Written exercise – Your answer must consist solely of the number of lines that contain the word "chart".

═════ Available data

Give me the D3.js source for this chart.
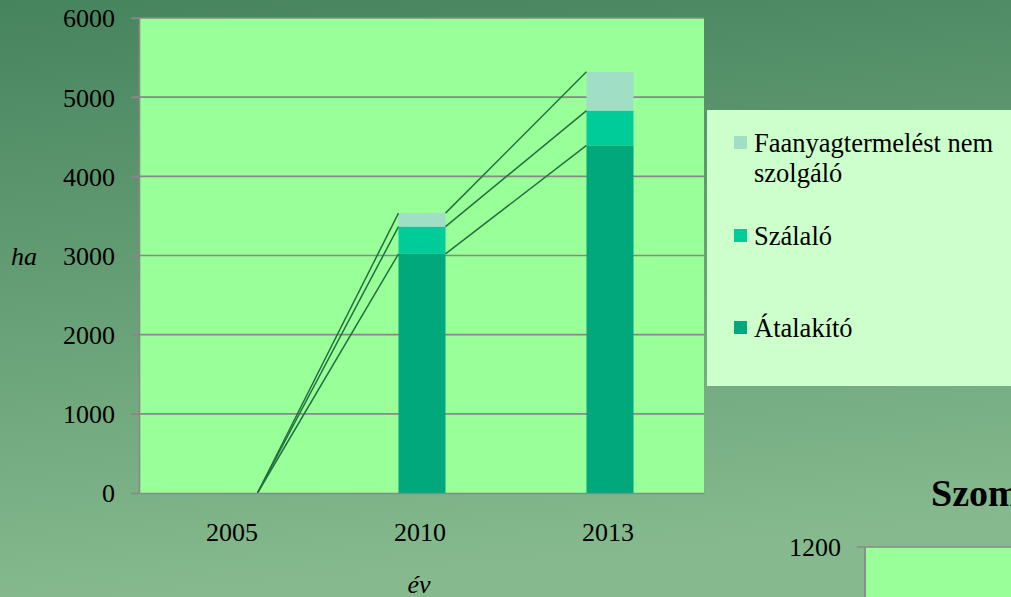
<html>
<head>
<script src="https://d3js.org/d3.v7.min.js"></script>
<style>
  body { margin: 0; overflow: hidden; }
  svg text { font-family: "Liberation Serif", "Times New Roman", serif; fill: #000; }
</style>
</head>
<body>
<svg width="1011" height="597"></svg>
<script>
// chart data (ha)
var years = ["2005", "2010", "2013"];
var atalakito = [0, 3020, 4390];
var szalalo = [0, 345, 440];
var faanyag = [0, 170, 490];
var seriesNames = ["Átalakító", "Szálaló", "Faanyagtermelést nem szolgáló"];
var yTicks = [0, 1000, 2000, 3000, 4000, 5000, 6000];
// fragment of the next chart on the slide
var nextTitle = "Szom";
var nextTicks = [1200];

var colors = ["#00a87b", "#00cc99", "#a0dec6"];

var svg = d3.select("svg");

// slide background
var defs = svg.append("defs");
var grad = defs.append("linearGradient")
  .attr("id", "bg").attr("x1", "0").attr("y1", "0").attr("x2", "0.15").attr("y2", "1");
grad.append("stop").attr("offset", "0").attr("stop-color", "#46845e");
grad.append("stop").attr("offset", "1").attr("stop-color", "#86ba8e");
svg.append("rect").attr("width", 1011).attr("height", 597).attr("fill", "url(#bg)");

var plotL = 140, plotR = 704, plotT = 18, plotB = 493;

var x = d3.scaleBand().domain(years).range([plotL, plotR]);
var y = d3.scaleLinear().domain([0, 6000]).range([plotB, plotT]);
var barW = x.bandwidth() * 0.25;

// plot area
svg.append("rect")
  .attr("x", plotL).attr("y", plotT)
  .attr("width", plotR - plotL).attr("height", plotB - plotT)
  .attr("fill", "#99ff99");

// gridlines
svg.append("g").selectAll("line")
  .data(yTicks.filter(d => d > 0))
  .enter().append("line")
    .attr("x1", plotL - 8).attr("x2", plotR)
    .attr("y1", d => y(d)).attr("y2", d => y(d))
    .attr("stroke", "#888").attr("stroke-width", 1.6);

// stacked data
var table = years.map((yr, i) => ({ year: yr, a: atalakito[i], s: szalalo[i], f: faanyag[i] }));
var stack = d3.stack().keys(["a", "s", "f"])(table);

var layers = svg.append("g").selectAll("g")
  .data(stack).enter().append("g")
    .attr("fill", (d, i) => colors[i]);
layers.selectAll("rect")
  .data(d => d).enter().append("rect")
    .attr("x", d => x(d.data.year) + x.bandwidth() / 2 - barW / 2)
    .attr("y", d => y(d[1]))
    .attr("width", barW)
    .attr("height", d => y(d[0]) - y(d[1]));

// series lines between the tops of each segment
var segs = [];
stack.forEach(layer => {
  for (var i = 0; i < layer.length - 1; i++) {
    segs.push({
      x1: x(layer[i].data.year) + x.bandwidth() / 2 + barW / 2,
      y1: y(layer[i][1]),
      x2: x(layer[i + 1].data.year) + x.bandwidth() / 2 - barW / 2,
      y2: y(layer[i + 1][1])
    });
  }
});
svg.append("g").selectAll("line")
  .data(segs).enter().append("line")
    .attr("x1", d => d.x1).attr("y1", d => d.y1)
    .attr("x2", d => d.x2).attr("y2", d => d.y2)
    .attr("stroke", "#22703f").attr("stroke-width", 1.5);

// y axis
var yAxis = svg.append("g")
  .attr("transform", "translate(" + (plotL - 1) + ",0)")
  .call(d3.axisLeft(y).tickValues(yTicks).tickSize(8).tickPadding(16).tickSizeOuter(0)
    .tickFormat(d3.format("d")));
yAxis.selectAll("path, line").attr("stroke", "#888").attr("stroke-width", 1.6);
yAxis.selectAll("text").style("font-size", "26px").attr("dy", "0.34em")
  .style("font-family", "'Liberation Serif', serif");

// x axis
var xAxis = svg.append("g")
  .attr("transform", "translate(0," + plotB + ")")
  .call(d3.axisBottom(x).tickSize(0).tickPadding(30).tickSizeOuter(0));
xAxis.select("path").attr("stroke", "#888").attr("stroke-width", 1.6);
xAxis.selectAll("text").style("font-size", "26px").attr("dy", "0.71em")
  .attr("dx", "-2")
  .style("font-family", "'Liberation Serif', serif");

// axis titles
svg.append("text").attr("x", 24).attr("y", 265)
  .attr("text-anchor", "middle").style("font-size", "26px").style("font-style", "italic")
  .text("ha");
svg.append("text").attr("x", 419).attr("y", 593)
  .attr("text-anchor", "middle").style("font-size", "26px").style("font-style", "italic")
  .text("év");

// legend
svg.append("rect").attr("x", 707).attr("y", 110).attr("width", 310).attr("height", 276)
  .attr("fill", "#ccffcc");
var legendRows = [
  { lines: ["Faanyagtermelést nem", "szolgáló"], y: 152, c: 2 },
  { lines: ["Szálaló"], y: 245, c: 1 },
  { lines: ["Átalakító"], y: 337, c: 0 }
];
var leg = svg.append("g").selectAll("g").data(legendRows).enter().append("g");
leg.append("rect")
  .attr("x", 734).attr("y", d => d.y - 16)
  .attr("width", 13).attr("height", 13)
  .attr("fill", d => colors[d.c]);
leg.append("text")
  .attr("x", 754).attr("y", d => d.y)
  .style("font-size", "26.5px")
  .selectAll("tspan").data(d => d.lines).enter().append("tspan")
    .attr("x", 754).attr("dy", (d, i) => i ? 30 : 0)
    .text(d => d);

// start of the next chart, cut off by the slide edge
svg.append("text").attr("x", 931).attr("y", 506)
  .style("font-size", "38px").style("font-weight", "bold")
  .text(nextTitle);
svg.append("rect").attr("x", 866).attr("y", 547).attr("width", 150).attr("height", 60)
  .attr("fill", "#99ff99");
svg.append("line").attr("x1", 857).attr("x2", 1011).attr("y1", 547).attr("y2", 547)
  .attr("stroke", "#888").attr("stroke-width", 1.6);
svg.append("line").attr("x1", 865).attr("x2", 865).attr("y1", 547).attr("y2", 597)
  .attr("stroke", "#888").attr("stroke-width", 1.6);
svg.append("g").selectAll("text").data(nextTicks).enter().append("text")
  .attr("x", 841).attr("y", 547).attr("dy", "0.34em")
  .attr("text-anchor", "end").style("font-size", "26px")
  .text(d => d);
</script>
</body>
</html>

══════════

Result below – 4